A significant contribution of this judgment is its careful consideration of language regarding modern developments in fertility methods and family structures. In tracing the jurisprudence on such issues, the court helpfully provides an overview of the common law usage of parental terminology ‘mother’ and ‘father’. For example, within the context of certain fertility methods, the law has begun to distinguish between ‘genetic’ mother and ‘carrying’ or ‘gestational’ mother.  The exposition of the statutory framework relating to assisted reproduction demonstrates that there is, at the least, a concerning lack of clarity in the terminology used therein (paras 19-26) and “there would seem to be a pressing need for Government and Parliament to address square-on the question of the status of a trans-male who has become pregnant and given birth to a child” (para 125).
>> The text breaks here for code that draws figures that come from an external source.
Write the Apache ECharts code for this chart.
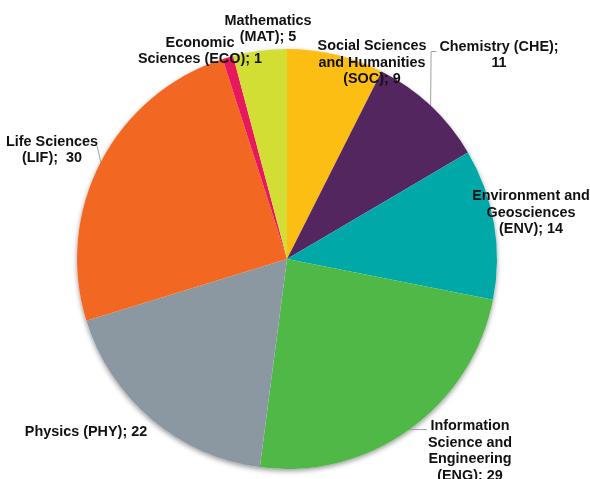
<!DOCTYPE html>
<html>
<head>
<meta charset="utf-8">
<script src="https://cdn.jsdelivr.net/npm/echarts@6/dist/echarts.min.js"></script>
<style>html,body{margin:0;padding:0;background:#fff;}#c{width:590px;height:479px;}</style>
</head>
<body>
<div id="c"></div>
<script>
var categories = ["Social Sciences and Humanities (SOC)", "Chemistry (CHE)", "Environment and Geosciences (ENV)", "Information Science and Engineering (ENG)", "Physics (PHY)", "Life Sciences (LIF)", "Economic Sciences (ECO)", "Mathematics (MAT)"];
var values = [9, 11, 14, 29, 22, 30, 1, 5];
var labelTexts = ["Social Sciences\nand Humanities\n(SOC); 9", "Chemistry (CHE);\n11", "Environment and\nGeosciences\n(ENV); 14", "Information\nScience and\nEngineering\n(ENG); 29", "Physics (PHY); 22", "Life Sciences\n(LIF);  30", "Economic\nSciences (ECO); 1", "Mathematics\n(MAT); 5"];
var colors = ["#FDBE14", "#54265F", "#00A9A8", "#50B847", "#8B98A2", "#F26722", "#E8185C", "#D2DE34"];
var lineStyleKind = ["none", "bracket", "none", "horizontal", "none", "direct", "none", "none"];
var labelPos = [[372, 63], [499, 55], [531, 213], [470, 451], [86, 432], [52, 150], [200, 51], [268, 29]];

var chart = echarts.init(document.getElementById('c'));
var data = categories.map(function (c, i) {
  return {
    name: c,
    value: values[i],
    itemStyle: { color: colors[i] },
    labelLine: { show: lineStyleKind[i] !== 'none' }
  };
});
chart.setOption({
  animation: false,
  series: [{
    type: 'pie',
    silent: true,
    z: 1,
    center: [287, 259],
    radius: 210,
    data: [{ value: 1, itemStyle: { color: '#ffffff', shadowBlur: 5, shadowOffsetY: 2, shadowColor: 'rgba(0,0,0,0.4)' } }],
    label: { show: false },
    labelLine: { show: false },
    emphasis: { disabled: true }
  }, {
    type: 'pie',
    z: 2,
    center: [287, 259],
    radius: 210,
    startAngle: 90,
    clockwise: true,
    data: data,
    itemStyle: { borderWidth: 0 },
    emphasis: { disabled: true },
    label: {
      show: true,
      position: 'outside',
      overflow: 'none',
      formatter: function (p) { return labelTexts[p.dataIndex]; },
      fontFamily: 'Liberation Sans, Arial, sans-serif',
      fontWeight: 'bold',
      fontSize: 14.4,
      lineHeight: 16.5,
      color: '#111',
      align: 'center'
    },
    labelLine: {
      length: 0,
      length2: 0,
      lineStyle: { color: '#a0a0a0', width: 1 }
    },
    labelLayout: function (params) {
      var i = params.dataIndex;
      var p = labelPos[i];
      var res = { x: p[0], y: p[1], align: 'center', verticalAlign: 'middle', hideOverlap: false };
      var pts = params.labelLinePoints;
      if (pts && pts.length) {
        var a = pts[0];
        var w = params.labelRect.width;
        var h = params.labelRect.height;
        var left = p[0] - w / 2;
        var right = p[0] + w / 2;
        var top = p[1] - h / 2;
        if (lineStyleKind[i] === 'bracket') {
          res.labelLinePoints = [[a[0], a[1]], [a[0] + 0.5, top + 13], [left - 3, top + 13]];
        } else if (lineStyleKind[i] === 'horizontal') {
          res.labelLinePoints = [[a[0], a[1]], [left - 1, a[1]]];
        } else if (lineStyleKind[i] === 'direct') {
          res.labelLinePoints = [[a[0], a[1]], [right - 1, top + 12]];
        }
      }
      return res;
    }
  }]
});
</script>
</body>
</html>
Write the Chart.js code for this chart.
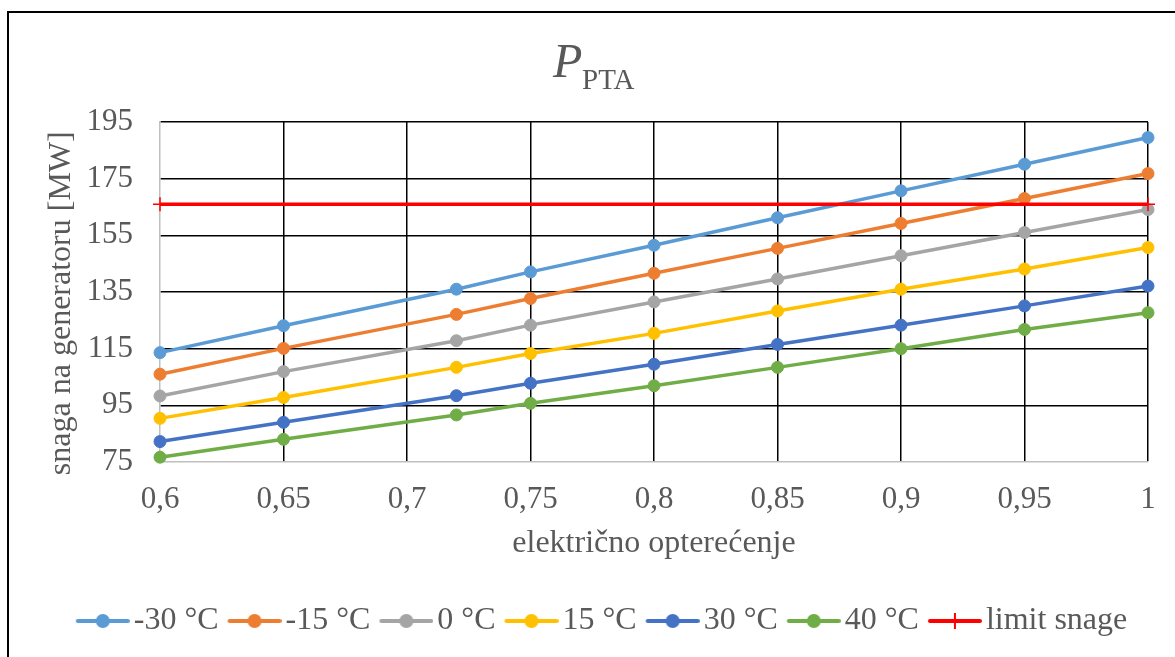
<!DOCTYPE html>
<html><head><meta charset="utf-8">
<script src="https://cdn.jsdelivr.net/npm/chart.js@4"></script>
<style>
html,body{margin:0;padding:0;background:#fff;overflow:hidden;}
#wrap{position:relative;width:1175px;height:657px;overflow:hidden;background:#fff;}
#frame{position:absolute;left:7px;top:11px;width:1300px;height:800px;border:2px solid #000;box-sizing:border-box;}
canvas{position:absolute;left:0;top:0;}
.t{position:absolute;font-family:'Liberation Serif','Times New Roman',serif;color:#595959;line-height:1;white-space:nowrap;}
</style></head><body>
<div id="wrap">
<div id="frame"></div>
<canvas id="c" width="1175" height="657"></canvas>
<span class="t" style="left:553px;top:37px;font-size:48px;font-style:italic">P</span>
<span class="t" style="left:582px;top:65px;font-size:29px">PTA</span>
</div>
<script>
// ---- data ----
const loads = [0.6, 0.65, 0.72, 0.75, 0.8, 0.85, 0.9, 0.95, 1];
const seriesNames = ['-30 °C', '-15 °C', '0 °C', '15 °C', '30 °C', '40 °C'];
const sMinus30 = [113.6, 123.1, 136.0, 142.1, 151.5, 161.2, 170.7, 180.1, 189.5];
const sMinus15 = [106.0, 115.1, 127.1, 132.7, 141.6, 150.4, 159.2, 168.0, 176.8];
const sZero    = [98.3, 106.9, 117.8, 123.3, 131.5, 139.6, 147.8, 156.0, 164.1];
const sPlus15  = [90.4, 97.8, 108.4, 113.3, 120.4, 128.3, 136.0, 143.1, 150.7];
const sPlus30  = [82.2, 89.0, 98.4, 102.8, 109.5, 116.5, 123.3, 130.1, 137.1];
const sPlus40  = [76.7, 83.0, 91.6, 95.7, 101.9, 108.4, 115.0, 121.8, 127.7];
const limitName = 'limit snage';
const limitX = [0.6, 1];
const limitY = [166, 166];
const xTickLabels = ['0,6', '0,65', '0,7', '0,75', '0,8', '0,85', '0,9', '0,95', '1'];
const yTickLabels = ['75', '95', '115', '135', '155', '175', '195'];
const xTitle = 'električno opterećenje';
const yTitle = 'snaga na generatoru [MW]';

// ---- styles ----
const colors = ['#5B9BD5', '#ED7D31', '#A5A5A5', '#FFC000', '#4472C4', '#70AD47'];
const limitColor = '#FF0000';
const textColor = '#595959';
const FONT = "'Liberation Serif', 'Times New Roman', serif";

function legendIcon(color, kind) {
  const c = document.createElement('canvas');
  c.width = 66; c.height = 20;
  const g = c.getContext('2d');
  g.strokeStyle = color; g.lineWidth = 4; g.lineCap = 'round';
  g.beginPath(); g.moveTo(14, 10); g.lineTo(64, 10); g.stroke();
  if (kind === 'circle') {
    g.fillStyle = color; g.beginPath(); g.arc(39, 10, 7, 0, Math.PI * 2); g.fill();
  } else {
    g.lineWidth = 2; g.lineCap = 'butt';
    g.beginPath(); g.moveTo(39, 2); g.lineTo(39, 18); g.stroke();
  }
  return c;
}

const allSeries = [sMinus30, sMinus15, sZero, sPlus15, sPlus30, sPlus40];
const datasets = allSeries.map((vals, i) => ({
  label: seriesNames[i],
  data: loads.map((x, j) => ({x: x, y: vals[j]})),
  borderColor: colors[i],
  backgroundColor: colors[i],
  pointBackgroundColor: colors[i],
  pointBorderColor: colors[i],
  borderWidth: 3.5,
  pointRadius: 6,
  pointBorderWidth: 1,
  pointStyle: 'circle',
  fill: false,
  tension: 0,
  clip: false,
  order: 6 - i,
  _icon: legendIcon(colors[i], 'circle')
}));
datasets.push({
  label: limitName,
  data: limitX.map((x, j) => ({x: x, y: limitY[j]})),
  borderColor: limitColor,
  backgroundColor: limitColor,
  pointBorderColor: limitColor,
  borderWidth: 3.5,
  pointStyle: 'cross',
  pointRadius: 7,
  pointBorderWidth: 1.5,
  fill: false,
  clip: false,
  order: 0,
  _icon: legendIcon(limitColor, 'cross')
});

const near = (a, b) => Math.abs(a - b) < 1e-6;

new Chart(document.getElementById('c'), {
  type: 'line',
  data: {datasets},
  options: {
    responsive: false,
    animation: false,
    devicePixelRatio: 1,
    layout: {padding: {left: 28, right: 0, top: 122, bottom: 10}},
    plugins: {
      title: {display: false},
      tooltip: {enabled: false},
      legend: {
        display: true,
        position: 'bottom',
        align: 'center',
        labels: {
          usePointStyle: true,
          pointStyleWidth: 42,
          padding: 9,
          color: textColor,
          font: {family: FONT, size: 32},
          generateLabels: (chart) => chart.data.datasets.map((ds, i) => ({
            text: ds.label,
            pointStyle: ds._icon,
            fillStyle: ds.borderColor,
            strokeStyle: ds.borderColor,
            fontColor: textColor,
            lineWidth: 0,
            hidden: false,
            datasetIndex: i
          }))
        }
      }
    },
    scales: {
      x: {
        type: 'linear',
        min: 0.6, max: 1,
        afterFit: (s) => { s.height = 134; },
        grid: {
          color: (c) => (c.tick && near(c.tick.value, 0.6)) ? 'rgba(0,0,0,0)' : '#000',
          lineWidth: 1.5,
          drawTicks: false
        },
        border: {display: true, color: '#BFBFBF', width: 1.5},
        ticks: {
          stepSize: 0.05,
          padding: 19,
          color: textColor,
          font: {family: FONT, size: 31},
          maxRotation: 0,
          autoSkip: false,
          callback: (v, i) => xTickLabels[i]
        },
        title: {
          display: true,
          text: xTitle,
          color: textColor,
          font: {family: FONT, size: 32},
          padding: {top: 0, bottom: 33}
        }
      },
      y: {
        type: 'linear',
        position: 'left',
        min: 75, max: 195,
        afterFit: (s) => { s.width = 132; },
        grid: {
          color: (c) => (c.tick && near(c.tick.value, 75)) ? 'rgba(0,0,0,0)' : '#000',
          lineWidth: 1.5,
          drawTicks: false
        },
        border: {display: true, color: '#BFBFBF', width: 1.5},
        ticks: {
          stepSize: 20,
          padding: 27,
          color: textColor,
          font: {family: FONT, size: 31},
          callback: (v, i) => yTickLabels[i]
        },
        title: {
          display: true,
          text: yTitle + '  \u2009',
          color: textColor,
          font: {family: FONT, size: 32},
          padding: {top: 14, bottom: 0}
        }
      },
      yRight: {
        type: 'linear',
        position: 'right',
        display: true,
        afterFit: (s) => { s.width = 27; },
        grid: {display: false},
        border: {display: false},
        ticks: {display: false}
      }
    }
  }
});
</script>
</body></html>
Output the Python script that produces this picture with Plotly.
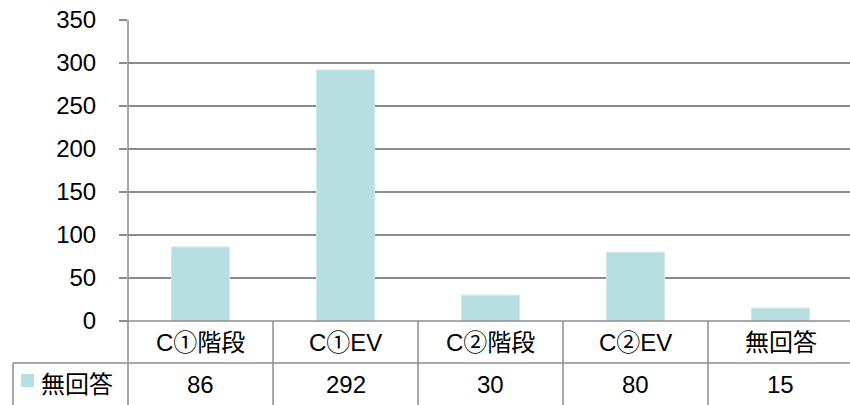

In the present case, the claimant submitted that he was a ‘male parent’ and therefore the baby’s ‘father’ (para 63). The Government however did not agree that this was the correct term, arguing that “the person’s biological role in the process of conception, pregnancy, and birth” is what is reflected in the term mother. The court agreed with the Government’s reasoning and concluded at para 271 that “there is a material difference between a person’s gender and their status as a parent” and that the biological/gestational parental role is separate from the social/psychological/emotional role. It explained that, as a matter of law, the term ‘mother’ is free-standing and separate from consideration of legal gender, thus in law there can be male mothers and female fathers (para 251).  This is interesting language from a court, as although the terms ‘male mother’ and ‘female father’ have been used by journalists, and appear in at least one medical dictionary[1], as far as we are aware this is the first time these terms have been used judicially.[2]

While considering Mr McConnell’s Article 8 ECHR right to privacy and family life, the President acknowledged situations raised by the AIRE Centre in which the legal parentage reflected on a birth certificate might raise problems for a child or parent. These include the practical realities of travelling across different jurisdictions, or other instances in which the gender inconsistency on a full birth certificate may cause issues, eg applying for loans or benefits. However, the court held that the UK is within its margin of appreciation in its use of the domestic birth registration scheme and desire for a coherent and stable birth registration scheme.

Whilst the court did not specifically address the AIRE Centre’s submission that the procedural obligation in Article 3(1) UNCRC is breached because there is no evidence as to how the rights of children were considered or taken into account when devising and revising, following the GRA, the system for birth registration, overall the AIRE Centre is pleased that its intervention was helpful to the court and that the best interests of the child were considered with such prudence, and looks forward to seeing if and how the legislature addresses the legal and policy issues raised.

[1] Segen's Medical Dictionary. © 2012 Farlex, Inc. “male mother”: A transgendered person who was born a girl and underwent a sex-change operation to become a man but has retained the relevant female reproductive organs — who has conceived a child.